**WHAT YOU HAVE TO DO**. Go through the records below from the first line and print each one exactly, stopping after the line that contains "plt.rcParams['font.family'] = ['Liberation". Do not print pictures or anything past that line.

**PROVIDED ENTRIES**.
——————————
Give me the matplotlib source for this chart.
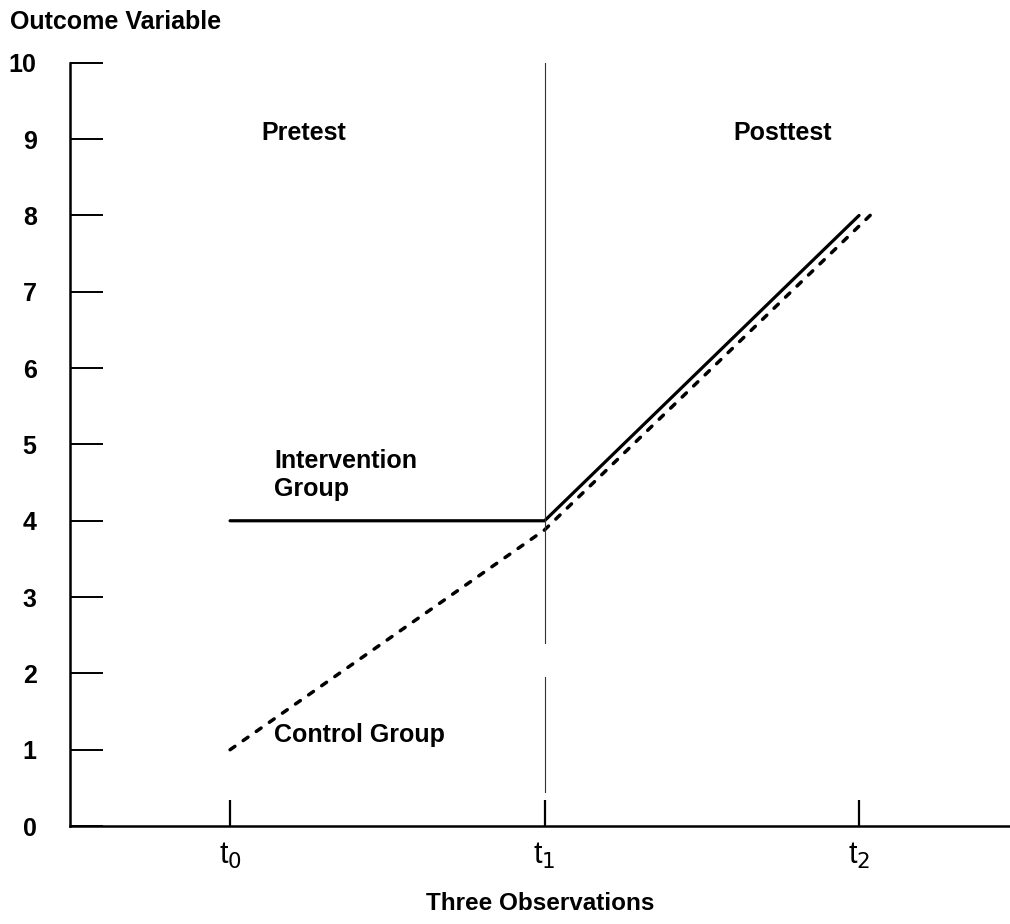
import numpy as np
import matplotlib.pyplot as plt

plt.rcParams['font.family'] = ['Liberation Sans', 'DejaVu Sans']

# observation times (t0, t1, t2) and group values
obs = [1, 2, 3]
obs_labels = ['t$_0$', 't$_1$', 't$_2$']
intervention_x = [1, 2, 3]
intervention_y = [4, 4, 8]
control_x = [1, 2, 3.04]
control_y = [1, 3.88, 8.02]
yticks = list(range(0, 11))

fig = plt.figure(figsize=(10.1, 9.24), dpi=100)
ax = fig.add_axes([0.0693, 0.106, 0.9307, 0.826])

ax.plot(intervention_x, intervention_y, color='black', lw=2.3, solid_capstyle='round')
ax.plot(control_x, control_y, color='black', lw=2.5, linestyle=(0, (1.7, 2.9)),
        dash_capstyle='round')

# divider between pretest and posttest (gap as in the scan)
ax.plot([2, 2], [2.4, 10.0], color='#333333', lw=0.8, clip_on=False)
ax.plot([2, 2], [0.45, 1.95], color='#333333', lw=0.8)

ax.set_xlim(0.491, 3.48)
ax.set_ylim(0, 10)

for s in ['top', 'right']:
    ax.spines[s].set_visible(False)
for s in ['left', 'bottom']:
    ax.spines[s].set_linewidth(1.8)

ax.set_yticks(yticks)
ax.set_yticklabels([str(v) for v in yticks], fontsize=18, fontweight='bold')
ax.tick_params(axis='y', direction='in', length=24, width=1.4, pad=24)

ax.set_xticks(obs)
ax.set_xticklabels(obs_labels, fontsize=22)
ax.tick_params(axis='x', direction='in', length=19, width=1.6, pad=11)

ax.set_xlabel('Three Observations', fontsize=17.5, fontweight='bold', labelpad=15)
fig.text(0.01, 0.976, 'Outcome Variable', fontsize=18, fontweight='bold',
         va='center', ha='left')

txt = dict(fontsize=18, fontweight='bold', va='center')
ax.text(1.1, 9.08, 'Pretest', **txt)
ax.text(2.6, 9.08, 'Posttest', **txt)
ax.text(1.14, 4.6, 'Intervention\nGroup', linespacing=1.2, **txt)
ax.text(1.14, 1.19, 'Control Group', **txt)

fig.savefig('out.png', dpi=100)
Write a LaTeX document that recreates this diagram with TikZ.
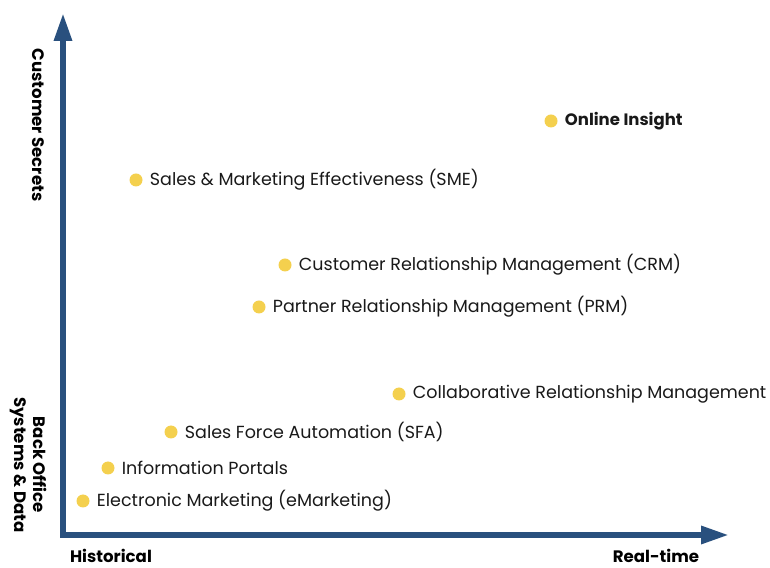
——————————
**EXERCISE SOLUTION**.
Give me the matplotlib source for this chart.
import numpy as np
import matplotlib.pyplot as plt

plt.rcParams['font.family'] = ['Liberation Sans', 'DejaVu Sans']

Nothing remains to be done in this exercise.